Yeah, I don't think we're going to agree on this.
I see no reason to believe the Eden story was ever intended as journalism or history.
And as I said, for me it's the inclusion of mundane, factual details, such as the river names and locations, that suggests it was indeed intended as a factual/historical record of some sort. If it were not for that I would have little difficulty in seeing the story as, or at least potentially as, allegorical (notwithstanding my Christian upbringing which was basically YEC and the term allegory was rarely, if ever used).
Quote:Affective, suggestive, spiritual literature, including scripture, just isn't meant to be read as a straight accounting of facts.
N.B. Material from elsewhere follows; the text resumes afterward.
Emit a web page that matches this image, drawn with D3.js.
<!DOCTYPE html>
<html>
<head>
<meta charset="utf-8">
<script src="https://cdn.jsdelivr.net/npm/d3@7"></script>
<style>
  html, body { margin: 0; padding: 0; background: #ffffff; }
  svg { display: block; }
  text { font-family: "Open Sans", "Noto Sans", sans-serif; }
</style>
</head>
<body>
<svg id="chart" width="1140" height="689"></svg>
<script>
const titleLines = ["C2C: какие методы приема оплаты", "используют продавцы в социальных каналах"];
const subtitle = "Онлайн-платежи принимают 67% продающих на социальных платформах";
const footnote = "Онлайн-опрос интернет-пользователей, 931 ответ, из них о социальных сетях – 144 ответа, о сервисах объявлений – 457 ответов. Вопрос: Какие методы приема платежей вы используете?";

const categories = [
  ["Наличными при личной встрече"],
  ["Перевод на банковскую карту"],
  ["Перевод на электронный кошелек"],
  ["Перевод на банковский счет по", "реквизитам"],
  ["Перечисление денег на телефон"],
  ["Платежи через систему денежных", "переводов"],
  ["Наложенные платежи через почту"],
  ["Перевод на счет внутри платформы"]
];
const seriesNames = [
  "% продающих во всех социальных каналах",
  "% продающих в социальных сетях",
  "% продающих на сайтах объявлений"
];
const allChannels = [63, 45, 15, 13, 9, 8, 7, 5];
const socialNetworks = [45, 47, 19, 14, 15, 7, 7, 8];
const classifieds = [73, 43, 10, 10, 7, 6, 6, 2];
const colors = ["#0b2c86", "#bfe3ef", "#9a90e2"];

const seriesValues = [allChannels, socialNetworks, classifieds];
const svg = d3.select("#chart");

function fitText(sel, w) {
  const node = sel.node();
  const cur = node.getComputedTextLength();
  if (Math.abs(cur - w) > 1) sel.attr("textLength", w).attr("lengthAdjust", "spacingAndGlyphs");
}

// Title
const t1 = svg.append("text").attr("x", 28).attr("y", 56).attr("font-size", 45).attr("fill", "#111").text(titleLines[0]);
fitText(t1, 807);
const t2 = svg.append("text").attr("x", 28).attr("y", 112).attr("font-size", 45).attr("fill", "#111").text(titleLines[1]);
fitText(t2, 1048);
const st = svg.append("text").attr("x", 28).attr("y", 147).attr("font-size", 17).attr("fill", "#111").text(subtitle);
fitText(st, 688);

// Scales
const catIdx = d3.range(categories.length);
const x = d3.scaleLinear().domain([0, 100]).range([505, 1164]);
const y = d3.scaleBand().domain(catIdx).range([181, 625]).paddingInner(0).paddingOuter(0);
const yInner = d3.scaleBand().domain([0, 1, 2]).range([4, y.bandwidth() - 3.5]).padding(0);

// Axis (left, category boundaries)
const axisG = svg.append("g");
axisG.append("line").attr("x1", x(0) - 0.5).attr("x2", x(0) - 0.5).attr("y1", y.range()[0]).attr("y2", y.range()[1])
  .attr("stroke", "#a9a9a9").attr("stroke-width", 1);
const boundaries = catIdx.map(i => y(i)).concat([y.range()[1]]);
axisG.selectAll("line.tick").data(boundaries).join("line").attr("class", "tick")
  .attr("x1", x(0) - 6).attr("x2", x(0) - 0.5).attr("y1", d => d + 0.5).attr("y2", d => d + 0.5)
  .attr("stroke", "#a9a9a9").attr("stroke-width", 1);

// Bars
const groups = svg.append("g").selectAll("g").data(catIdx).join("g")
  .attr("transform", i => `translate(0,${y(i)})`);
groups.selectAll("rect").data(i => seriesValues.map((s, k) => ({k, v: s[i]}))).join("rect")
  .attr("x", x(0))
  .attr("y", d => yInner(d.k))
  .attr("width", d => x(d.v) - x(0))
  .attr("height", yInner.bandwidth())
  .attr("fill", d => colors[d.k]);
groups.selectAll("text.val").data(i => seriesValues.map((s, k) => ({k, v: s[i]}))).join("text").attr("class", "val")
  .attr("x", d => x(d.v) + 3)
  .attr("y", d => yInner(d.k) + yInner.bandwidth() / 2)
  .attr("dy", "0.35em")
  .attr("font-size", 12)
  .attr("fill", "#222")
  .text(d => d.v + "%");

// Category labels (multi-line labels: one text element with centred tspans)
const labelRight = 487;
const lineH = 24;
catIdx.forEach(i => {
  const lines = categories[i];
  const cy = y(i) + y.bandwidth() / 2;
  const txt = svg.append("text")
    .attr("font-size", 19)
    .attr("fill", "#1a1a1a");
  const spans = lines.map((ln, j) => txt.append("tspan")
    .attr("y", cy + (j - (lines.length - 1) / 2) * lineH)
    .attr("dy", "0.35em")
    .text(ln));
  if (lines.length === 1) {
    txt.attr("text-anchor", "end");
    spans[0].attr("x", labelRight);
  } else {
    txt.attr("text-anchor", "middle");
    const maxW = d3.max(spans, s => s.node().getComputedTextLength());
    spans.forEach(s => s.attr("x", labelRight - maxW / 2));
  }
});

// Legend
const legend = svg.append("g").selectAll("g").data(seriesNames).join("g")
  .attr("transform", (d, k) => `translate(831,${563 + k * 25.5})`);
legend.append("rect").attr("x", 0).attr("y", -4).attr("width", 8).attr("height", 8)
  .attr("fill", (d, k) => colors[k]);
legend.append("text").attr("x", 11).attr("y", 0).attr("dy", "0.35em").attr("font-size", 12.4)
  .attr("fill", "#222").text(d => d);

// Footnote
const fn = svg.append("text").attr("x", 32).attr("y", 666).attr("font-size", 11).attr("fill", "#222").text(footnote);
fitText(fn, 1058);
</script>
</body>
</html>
That would be like reading Swann's Way as a factual listing of events. It would be like trying to make oneself autistic. Not to read it as spiritual just seems bizarre to me.
I think that modern ways of reading have damaged our abilities. Somehow people think that every book should be read as if it were a physics textbook, and books which can't be read this way are failures. It narrows down the possibilities of human experience.
It's not the case that I think everything, or the Bible in particular, should be read as a physics textbook, but where something is or appears to be making a factual claim, which as I said, I think those instances in the Eden story are doing so, then I think it should be treated as such. So I disagree with your last sentence there; it's not that I can't enjoy literature, on an emotional and psychological level, what you may or may not be referring to as spiritual, but as I said when something appears to be making a claim, then I'll treat it as a claim. For instance indeed, I enjoyed reading Dante a long time ago... and it was indeed strangely transcendent in weird ways - made me feel all sorts of things - but I never had any issues with it like I'm describing here for Genesis, because there are none of these apparent historical/factual claims. It's something you can just accept as either the result of a vivid imagination (my view), or 'inspired [by God]' (presumably yours), but either way it doesn't affect the value of it as interesting and thought provoking literature.